Founded in 2012, Readers.com has grown into a leading reading glasses internet retailer offering more than 500 styles of reading glasses for under $20, including high-powered and blue light options.
Tatari sat down with Chad Siovaila, Director of Performance Marketing at Readers.com, to learn more about what they're doing at Readers and his journey with TV advertising.
Tell us about your background and how you ended up at Readers.
I’ve been at Readers.com for a little over five years now. I joined originally as an Email Lead and worked my way up to the Director of Performance Marketing after a few years. My team focuses on Google PPC, affiliate marketing, email marketing, TV, R&D of new revenue channels, display marketing, and Amazon/Walmart marketplaces.
Prior to Readers, I worked at Marsh Supermarkets as a Marketing Manager where we used a lot of traditional marketing methods. I was actually hired at Readers.com because they wanted a person with some traditional marketing experience to join a digital team and teach them how larger companies approached “old-school” marketing. Our former CEO, Randy Stocklin, provided invaluable mentorship in the digital marketing space to pivot my career.
How do you approach customer acquisition at Readers.com and what channels (social, search, TV, etc.) do you primarily use?
In many ways, we’re a data company just like Tatari. We were one of Domo’s first clients so we have thousands of dashboards and history on everything that’s happened in the company. We focus on customer LTV, customer acquisition cost (CAC) numbers, ROAS, and repeat rates. All of these metrics help us determine what we can afford in order to bring in new customers.
Each channel we use has its own purpose in the overall atmosphere to pull together a long term sustainable business that grows and is profitable. We allow TV and Facebook to live in the CAC world, focused on first-time customers, and try to understand more of the big picture. Other channels then drive profit immediately to balance the portfolio.
How do you measure TV’s effectiveness at Readers.com?
Until we got to Tatari, we weren’t 100% sure how effectively we were doing TV, but we knew in a conservative bubble that TV was working since we were growing and were profitable.

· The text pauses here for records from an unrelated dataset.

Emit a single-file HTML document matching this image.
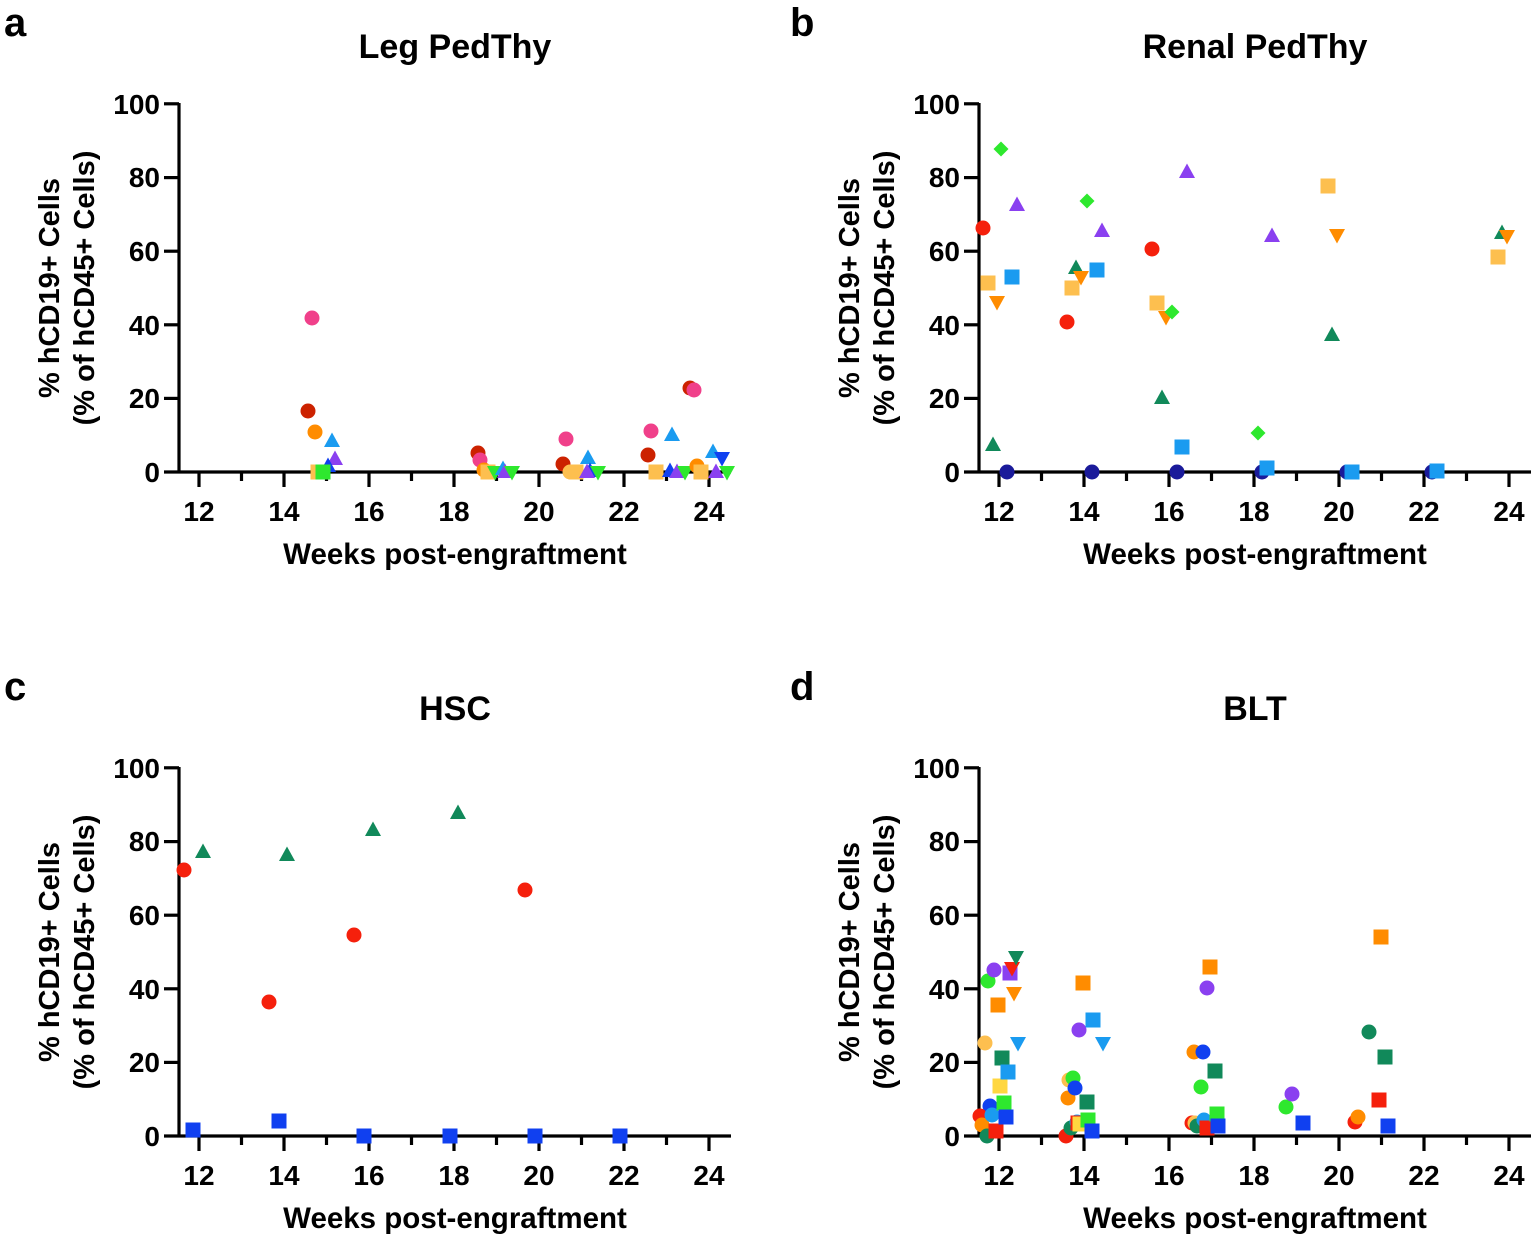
<!DOCTYPE html>
<html><head><meta charset="utf-8"><style>
html,body{margin:0;padding:0;background:#fff}
svg{display:block}
text{font-family:"Liberation Sans",Arial,sans-serif;font-weight:bold;fill:#000}
</style></head><body>
<svg width="1534" height="1238" viewBox="0 0 1534 1238" xmlns="http://www.w3.org/2000/svg">
<defs>
<circle id="c" r="7.5"/>
<rect id="s" x="-7.5" y="-7.5" width="15" height="15"/>
<polygon id="u" points="0,-8.5 8,6 -8,6"/>
<polygon id="d" points="0,8.5 8,-6 -8,-6"/>
<polygon id="m" points="0,-7.5 7.5,0 0,7.5 -7.5,0"/>
<g id="ax">
<g stroke="#000" stroke-width="3.2" fill="none">
<line x1="179" y1="103" x2="179" y2="473.5"/>
<line x1="164" y1="472" x2="731" y2="472"/>
<line x1="164" y1="103.8" x2="179" y2="103.8"/>
<line x1="164" y1="177.6" x2="179" y2="177.6"/>
<line x1="164" y1="251.2" x2="179" y2="251.2"/>
<line x1="164" y1="324.8" x2="179" y2="324.8"/>
<line x1="164" y1="398.4" x2="179" y2="398.4"/>
<line x1="199" y1="472" x2="199" y2="487"/>
<line x1="241.5" y1="472" x2="241.5" y2="481"/>
<line x1="284" y1="472" x2="284" y2="487"/>
<line x1="326.5" y1="472" x2="326.5" y2="481"/>
<line x1="369" y1="472" x2="369" y2="487"/>
<line x1="411.5" y1="472" x2="411.5" y2="481"/>
<line x1="454" y1="472" x2="454" y2="487"/>
<line x1="496.5" y1="472" x2="496.5" y2="481"/>
<line x1="539" y1="472" x2="539" y2="487"/>
<line x1="581.5" y1="472" x2="581.5" y2="481"/>
<line x1="624" y1="472" x2="624" y2="487"/>
<line x1="666.5" y1="472" x2="666.5" y2="481"/>
<line x1="709" y1="472" x2="709" y2="487"/>
</g>
<g font-size="28" text-anchor="end">
<text x="160" y="482">0</text>
<text x="160" y="408">20</text>
<text x="160" y="335">40</text>
<text x="160" y="261">60</text>
<text x="160" y="187">80</text>
<text x="160" y="114">100</text>
</g>
<g font-size="28" text-anchor="middle">
<text x="199" y="521">12</text>
<text x="284" y="521">14</text>
<text x="369" y="521">16</text>
<text x="454" y="521">18</text>
<text x="539" y="521">20</text>
<text x="624" y="521">22</text>
<text x="709" y="521">24</text>
<text x="455" y="564" font-size="29.5">Weeks post-engraftment</text>
<text transform="translate(59,288) rotate(-90)" font-size="29">% hCD19+ Cells</text>
<text transform="translate(94,288) rotate(-90)" font-size="29">(% of hCD45+ Cells)</text>
</g>
</g>
</defs>

<use href="#ax" x="0" y="0"/>
<use href="#ax" x="800" y="0"/>
<use href="#ax" x="0" y="664"/>
<use href="#ax" x="800" y="664"/>

<g font-size="40"><text x="4" y="36">a</text><text x="790" y="36">b</text><text x="4" y="700">c</text><text x="790" y="700">d</text></g>
<g font-size="34" text-anchor="middle"><text x="455" y="58">Leg PedThy</text><text x="1255" y="58">Renal PedThy</text><text x="455" y="720">HSC</text><text x="1255" y="720">BLT</text></g>

<!-- Panel a -->
<g>
<use href="#c" x="308" y="411" fill="#cc2200"/>
<use href="#c" x="315" y="432" fill="#ff8c00"/>
<use href="#c" x="312" y="318" fill="#f0408a"/>
<use href="#u" x="332" y="441" fill="#1a9bf0"/>
<use href="#u" x="335" y="459" fill="#8a40f0"/>
<use href="#u" x="328" y="466" fill="#1040f0"/>
<use href="#s" x="318" y="472" fill="#fdbf4f"/>
<use href="#s" x="323" y="472" fill="#2ee82e"/>
<use href="#c" x="478" y="453" fill="#cc2200"/>
<use href="#c" x="480" y="460" fill="#f0408a"/>
<use href="#c" x="484" y="470" fill="#ff8c00"/>
<use href="#s" x="488" y="472" fill="#fdbf4f"/>
<use href="#d" x="495" y="472" fill="#2ee82e"/>
<use href="#u" x="503" y="469" fill="#1a9bf0"/>
<use href="#u" x="505" y="472" fill="#8a40f0"/>
<use href="#d" x="512" y="472" fill="#2ee82e"/>
<use href="#c" x="566" y="439" fill="#f0408a"/>
<use href="#c" x="563" y="464" fill="#cc2200"/>
<use href="#c" x="570" y="472" fill="#fdbf4f"/>
<use href="#s" x="576" y="472" fill="#fdbf4f"/>
<use href="#u" x="588" y="458" fill="#1a9bf0"/>
<use href="#u" x="590" y="471" fill="#1040f0"/>
<use href="#u" x="587" y="472" fill="#8a40f0"/>
<use href="#d" x="598" y="472" fill="#2ee82e"/>
<use href="#c" x="651" y="431" fill="#f0408a"/>
<use href="#c" x="648" y="455" fill="#cc2200"/>
<use href="#s" x="656" y="472" fill="#fdbf4f"/>
<use href="#u" x="672" y="435" fill="#1a9bf0"/>
<use href="#u" x="670" y="471" fill="#1040f0"/>
<use href="#u" x="677" y="472" fill="#8a40f0"/>
<use href="#d" x="685" y="472" fill="#2ee82e"/>
<use href="#c" x="690" y="388" fill="#cc2200"/>
<use href="#c" x="694" y="390" fill="#f0408a"/>
<use href="#c" x="697" y="466" fill="#ff8c00"/>
<use href="#s" x="701" y="472" fill="#fdbf4f"/>
<use href="#u" x="713" y="452" fill="#1a9bf0"/>
<use href="#d" x="722" y="458" fill="#1040f0"/>
<use href="#u" x="716" y="472" fill="#8a40f0"/>
<use href="#d" x="727" y="472" fill="#2ee82e"/>
</g>

<!-- Panel b -->
<g>
<use href="#c" x="983" y="228" fill="#f5200c"/>
<use href="#s" x="988" y="283" fill="#fdbf4f"/>
<use href="#d" x="997" y="302" fill="#ff8c00"/>
<use href="#u" x="993" y="445" fill="#11895a"/>
<use href="#m" x="1001" y="149" fill="#2ee82e"/>
<use href="#c" x="1007" y="472" fill="#1a1a9a"/>
<use href="#u" x="1017" y="205" fill="#8a40f0"/>
<use href="#s" x="1012" y="277" fill="#1a9bf0"/>
<use href="#c" x="1067" y="322" fill="#f5200c"/>
<use href="#s" x="1072" y="288" fill="#fdbf4f"/>
<use href="#u" x="1076" y="268" fill="#11895a"/>
<use href="#d" x="1081" y="277" fill="#ff8c00"/>
<use href="#m" x="1087" y="201" fill="#2ee82e"/>
<use href="#c" x="1092" y="472" fill="#1a1a9a"/>
<use href="#s" x="1097" y="270" fill="#1a9bf0"/>
<use href="#u" x="1102" y="231" fill="#8a40f0"/>
<use href="#c" x="1152" y="249" fill="#f5200c"/>
<use href="#s" x="1157" y="303" fill="#fdbf4f"/>
<use href="#d" x="1166" y="317" fill="#ff8c00"/>
<use href="#m" x="1172" y="312" fill="#2ee82e"/>
<use href="#u" x="1162" y="398" fill="#11895a"/>
<use href="#u" x="1187" y="172" fill="#8a40f0"/>
<use href="#s" x="1182" y="447" fill="#1a9bf0"/>
<use href="#c" x="1177" y="472" fill="#1a1a9a"/>
<use href="#m" x="1258" y="433" fill="#2ee82e"/>
<use href="#c" x="1262" y="472" fill="#1a1a9a"/>
<use href="#s" x="1267" y="468" fill="#1a9bf0"/>
<use href="#u" x="1272" y="236" fill="#8a40f0"/>
<use href="#s" x="1328" y="186" fill="#fdbf4f"/>
<use href="#d" x="1337" y="235" fill="#ff8c00"/>
<use href="#u" x="1332" y="335" fill="#11895a"/>
<use href="#c" x="1347" y="472" fill="#1a1a9a"/>
<use href="#s" x="1352" y="472" fill="#1a9bf0"/>
<use href="#c" x="1432" y="472" fill="#1a1a9a"/>
<use href="#s" x="1437" y="471" fill="#1a9bf0"/>
<use href="#s" x="1498" y="257" fill="#fdbf4f"/>
<use href="#u" x="1502" y="233" fill="#11895a"/>
<use href="#d" x="1507" y="236" fill="#ff8c00"/>
</g>

<!-- Panel c -->
<g>
<use href="#c" x="184" y="870" fill="#f5200c"/>
<use href="#u" x="203" y="852" fill="#11895a"/>
<use href="#s" x="193" y="1130" fill="#1040f0"/>
<use href="#c" x="269" y="1002" fill="#f5200c"/>
<use href="#u" x="287" y="855" fill="#11895a"/>
<use href="#s" x="279" y="1121" fill="#1040f0"/>
<use href="#c" x="354" y="935" fill="#f5200c"/>
<use href="#u" x="373" y="830" fill="#11895a"/>
<use href="#s" x="364" y="1136" fill="#1040f0"/>
<use href="#u" x="458" y="813" fill="#11895a"/>
<use href="#s" x="450" y="1136" fill="#1040f0"/>
<use href="#c" x="525" y="890" fill="#f5200c"/>
<use href="#s" x="535" y="1136" fill="#1040f0"/>
<use href="#s" x="620" y="1136" fill="#1040f0"/>
</g>

<!-- Panel d -->
<g>
<use href="#c" x="985" y="1043" fill="#fdbf4f"/>
<use href="#c" x="988" y="981" fill="#2ee82e"/>
<use href="#c" x="994" y="970" fill="#8a40f0"/>
<use href="#c" x="990" y="1106" fill="#1040f0"/>
<use href="#c" x="980" y="1116" fill="#f5200c"/>
<use href="#c" x="982" y="1125" fill="#ff8c00"/>
<use href="#c" x="987" y="1136" fill="#11895a"/>
<use href="#c" x="992" y="1115" fill="#1a9bf0"/>
<use href="#s" x="996" y="1131" fill="#f5200c"/>
<use href="#s" x="998" y="1005" fill="#ff8c00"/>
<use href="#s" x="1000" y="1086" fill="#ffd740"/>
<use href="#s" x="1002" y="1058" fill="#11895a"/>
<use href="#s" x="1004" y="1103" fill="#2ee82e"/>
<use href="#s" x="1008" y="1072" fill="#1a9bf0"/>
<use href="#s" x="1006" y="1117" fill="#1040f0"/>
<use href="#s" x="1010" y="973" fill="#8a40f0"/>
<use href="#d" x="1012" y="968" fill="#f5200c"/>
<use href="#d" x="1014" y="993" fill="#ff8c00"/>
<use href="#d" x="1016" y="957" fill="#11895a"/>
<use href="#d" x="1018" y="1043" fill="#1a9bf0"/>
<use href="#c" x="1066" y="1136" fill="#f5200c"/>
<use href="#c" x="1068" y="1098" fill="#ff8c00"/>
<use href="#c" x="1069" y="1080" fill="#fdbf4f"/>
<use href="#c" x="1073" y="1078" fill="#2ee82e"/>
<use href="#c" x="1075" y="1088" fill="#1040f0"/>
<use href="#c" x="1079" y="1030" fill="#8a40f0"/>
<use href="#c" x="1071" y="1128" fill="#11895a"/>
<use href="#c" x="1077" y="1122" fill="#1a9bf0"/>
<use href="#s" x="1078" y="1123" fill="#f5200c"/>
<use href="#s" x="1080" y="1124" fill="#ffd740"/>
<use href="#s" x="1088" y="1120" fill="#2ee82e"/>
<use href="#s" x="1087" y="1102" fill="#11895a"/>
<use href="#s" x="1092" y="1131" fill="#1040f0"/>
<use href="#s" x="1083" y="983" fill="#ff8c00"/>
<use href="#s" x="1093" y="1020" fill="#1a9bf0"/>
<use href="#d" x="1103" y="1043" fill="#1a9bf0"/>
<use href="#c" x="1192" y="1123" fill="#f5200c"/>
<use href="#c" x="1194" y="1052" fill="#ff8c00"/>
<use href="#c" x="1195" y="1123" fill="#fdbf4f"/>
<use href="#c" x="1197" y="1126" fill="#11895a"/>
<use href="#c" x="1201" y="1087" fill="#2ee82e"/>
<use href="#c" x="1203" y="1052" fill="#1040f0"/>
<use href="#c" x="1207" y="988" fill="#8a40f0"/>
<use href="#c" x="1204" y="1120" fill="#1a9bf0"/>
<use href="#s" x="1207" y="1128" fill="#f5200c"/>
<use href="#s" x="1210" y="967" fill="#ff8c00"/>
<use href="#s" x="1215" y="1071" fill="#11895a"/>
<use href="#s" x="1217" y="1114" fill="#2ee82e"/>
<use href="#s" x="1218" y="1126" fill="#1040f0"/>
<use href="#c" x="1286" y="1107" fill="#2ee82e"/>
<use href="#c" x="1292" y="1094" fill="#8a40f0"/>
<use href="#s" x="1303" y="1123" fill="#1040f0"/>
<use href="#c" x="1355" y="1122" fill="#f5200c"/>
<use href="#c" x="1358" y="1117" fill="#ff8c00"/>
<use href="#c" x="1369" y="1032" fill="#11895a"/>
<use href="#s" x="1381" y="937" fill="#ff8c00"/>
<use href="#s" x="1379" y="1100" fill="#f5200c"/>
<use href="#s" x="1385" y="1057" fill="#11895a"/>
<use href="#s" x="1388" y="1126" fill="#1040f0"/>
</g>
</svg>
</body></html>
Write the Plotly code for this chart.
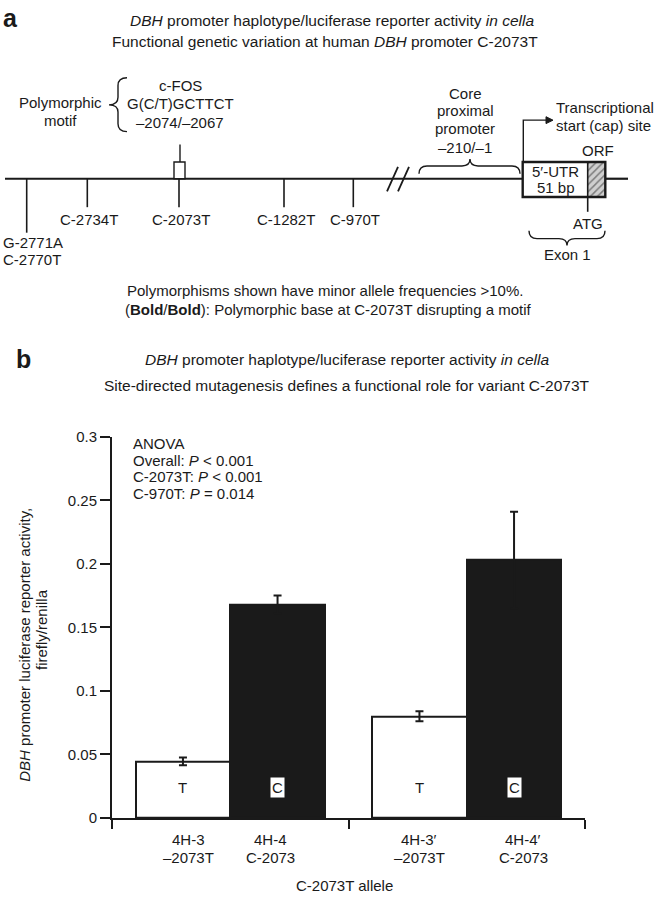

Our prior agency had originally suggested we use survey responses, coupon codes, and Google keywords like “Readers.com TV” to track the response to our commercials, but the results weren’t panning out for us. Going back to the drawing board internally, I partnered with Tim Klausmeier, our Senior Director of Business Intelligence to see what we could think up. He really unlocked it for Readers by thinking to look at the people who don’t answer the survey. For example, if 30% of respondents say they saw us on TV, then we can logically assume that 30% of people who don’t bother to answer the survey are from TV as well. This methodology proved surprisingly effective.
For most weeks, especially during COVID, we were in lockstep with Tatari’s numbers. In general, we were within a dollar or two for CAC. We’ve been able to prove out that Tatari is more effective than our prior agency using the same baseline attribution. That’s allowed us to spend a whole lot more every week which has been a big win in growing the company.
You mentioned you worked with an agency prior to Tatari. Can you talk about some of the differences between the two?
Tatari is our 3rd partner we’ve tried TV with. The first two agencies we worked with fell short when it came to data and that prevents a company like ours from being able to scale the business.
That was the beauty of moving to Tatari. I needed year over year growth, not just stability. Coming from a black box program we really had nothing to bring to the table so we spent the first quarter with Tatari getting off the ground, but by month 3 we saw it take off and realized we had a winner.
How has TV affected the business in general?
TV brought in such a strong wave of new customers for us. We went from growing at a steady, moderate pace to exponentially growing and realizing that we had unlocked something big here. TV is definitely one of the points that got us acquired in 2018.
Has your perception of TV changed since launching successful campaigns?
I always thought there might be limits to where TV can take us and what I’m realizing is if your timing is right and you have the budget available, then you can really keep growing your TV program. There isn’t necessarily a true cap. If you’re willing to test the channels in the first place and pay that CAC price upfront to learn where you will perform best in the long run, then you really can spend a whole lot more on TV (more than we were really giving it credit for).
Are there any important lessons you’d advise people who are new to TV advertising?
The crazy thing about our commercial that most people probably wouldn’t guess is that it was homegrown in our building. We had a videographer on our team, used Voice Bunny to test different voiceovers, and we spent less than $5k to produce it. We’ve now put around $7 million behind a $5k commercial.
A lot of people want to go out and say, “I need that $50k commercial right off the bat.” I’d advise people to be scrappy with creative production so you can use that $50k to test different channels and programs.
Do you see TV as being a big component of the business as you go forward, or are you planning to do it equally as much as other channels?
TV is absolutely one of the cornerstones of our program. Without it, we wouldn’t be growing. There are just too many new customers, and that doesn’t even cover the brand effect, that people recognize Readers.com now.